D’abord, s’agissant de la burqa, on s’attend à ce que l’article dénonce un nouvel exemple de la volonté des hommes – en l’occurrence, certains « docteurs de la loi » et/ou autres tenants de la « tradition » – de légiférer sur ce que doit être l’habillement « décent » des femmes. Or… pas du tout ! L’article dénonce… les parlementaires français. À juste titre dans la mesure où il s’agit de mettre en cause la diversion que représente la loi, venant après le « débat » nauséabond sur l’identité nationale. Mais cela justifie-t-il pour autant de totalement minimiser la signification objective du port de la burqa au motif (controversé)… qu’il s’agirait d’un choix des femmes ? Alors qu’à l’évidence, comme pour tous les autres exemples énumérés précédemment, il s’agit bien là d’une « prescription » décidée par certains hommes qui, bien avant que le pouvoir français ne décide d’imposer une loi, ont « légiféré » (en sens inverse des députés français, bien sûr) et décidé à la place des femmes.

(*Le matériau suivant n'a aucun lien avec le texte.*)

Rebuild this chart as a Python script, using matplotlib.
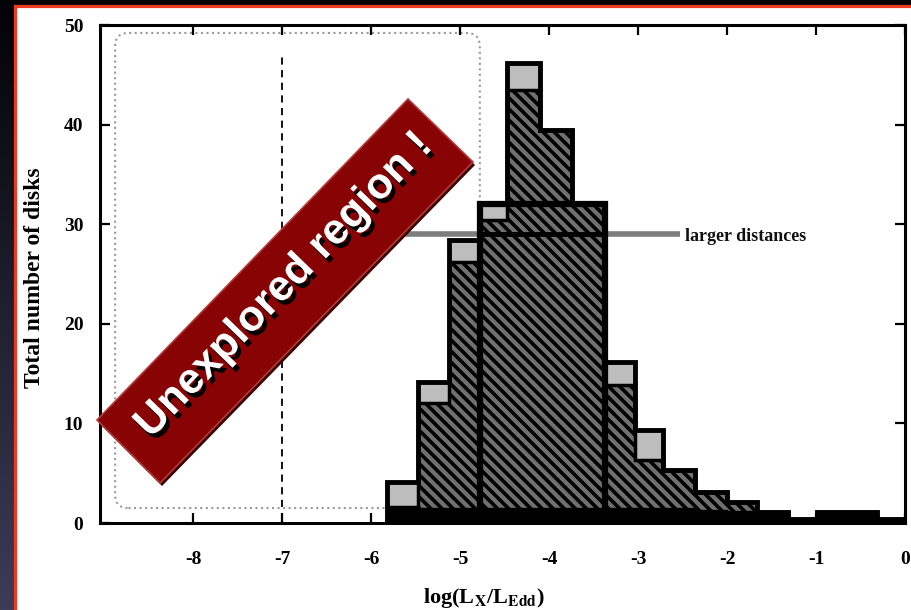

Deuxième inversion de raisonnement : pour mieux condamner les politiciens français – qui, encore une fois, le méritent amplement – seule la forme de leur décision est prise en considération. Les parlementaires viennent de « légiférer » à propos des « vêtements des femmes ». Donc, qu’il s’agisse d’interdire la burqa ou… le pantalon ou encore la minijupe, finalement, c’est du pareil au même : les hommes décident et interdisent. À ceci près que cette logique formelle évacue le fond, à savoir ce qu’il s’agit concrètement d’interdire… Les exemples historiques cités dans l’article témoignent pourtant des batailles menées par les femmes pour l’égalité avec les hommes et pour se réapproprier la maîtrise de leur corps et de son exposition. Rien de tel avec la burqa. Avoir le droit, si on le souhaite, de découvrir – un peu ou beaucoup – son corps, sans contraintes imposées par une conception patriarcale de la « décence » ou de la « pudeur » – ce qui est le sens des combats évoqués – ou être sommée de le couvrir intégralement : non, ce n’est définitivement pas pareil !
François Coustal
* Paru dans Hebdo TEAN 66 (29/07/10).